The down side of this law is that criminals will get more public information on what data mining based counter terrorism measures are being used to foil their attempts.

Shyam Varan Nath
(Thanks to Dr Colleen McCue for sending me this link)


Dean Abbott said...

I've always been somewhat puzzled as to why data mining in particular is singled out for extra scrutiny by Feingold. After reading older versions of bills sponsored by him a few years ago, I suspect that part of the problem is a lack of understanding of the distinctions between data mining and data joining (i.e., putting data together that shouldn't be put together for privacy reasons).

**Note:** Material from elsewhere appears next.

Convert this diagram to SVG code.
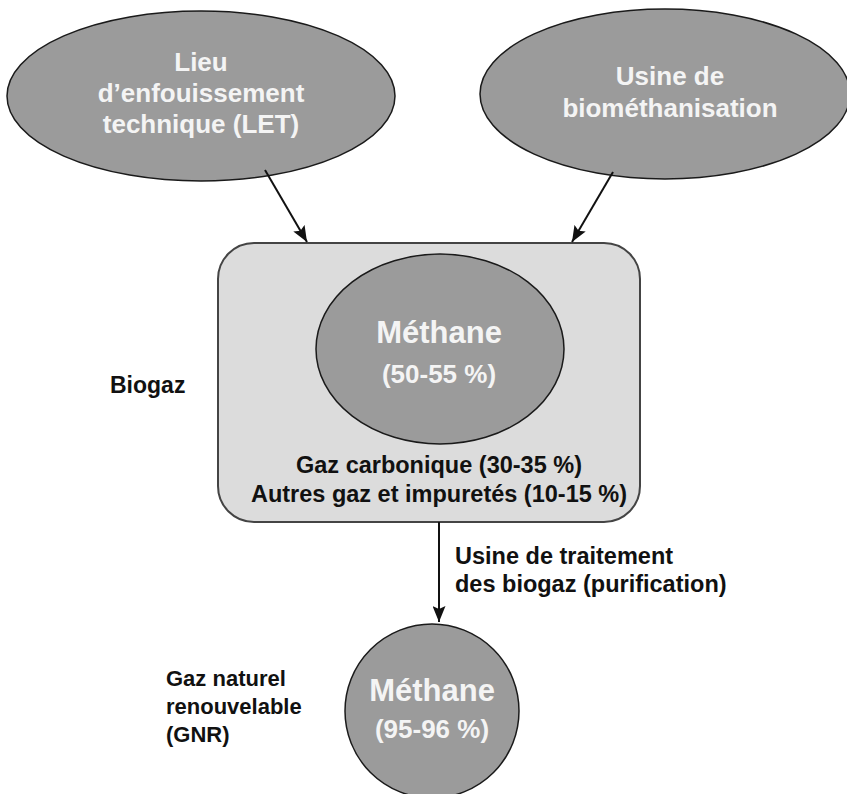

But it also seems to me that as long as the deployed system doesn't contain any data mining models, they escape the scrutiny. Is that so? For example, if you built a series of decision trees and cherry-picked some rules, built your own expert system from these rules, you aren't actually using "data mining" in the final model. In that case, data mining technology didn't determine whether a particular pattern is indicative of criminal activity, but rather a business rule is.

It also seems to me that whether the rule was developed by a "data mining" algorithm or someone's experience is irrelevant. What Feingold should pursue is not data mining but validation: how does one determine that a model or a rule is valid? Simulation...resamping...theory...a ll of these.

Thanks for your blog by the way--it is fascinating and an important contribution to the data mining community.

Edit said...

Adding to the previous comment by Dean Abbott, about misconceptions of data mining.

As a long time practitioner of DM, in my view the DM algorithm has everything to do with the current inability to cease rare case scenarios. My DM model for example – GT data mining – can catch such cases. It can be done through a number of mechanisms: early detection of suspect's ground preparations, background, and typical camouflage pattern of behavior – to name a few.
There are other DM shortcomings that exist but not the ones mentioned in the article.

I don't understand what's the fuss about DM abilities, which are in effect, no more than a straight forward use of one's own data, the digestion and comprehension of operations data. That's the essence of TI data advantage.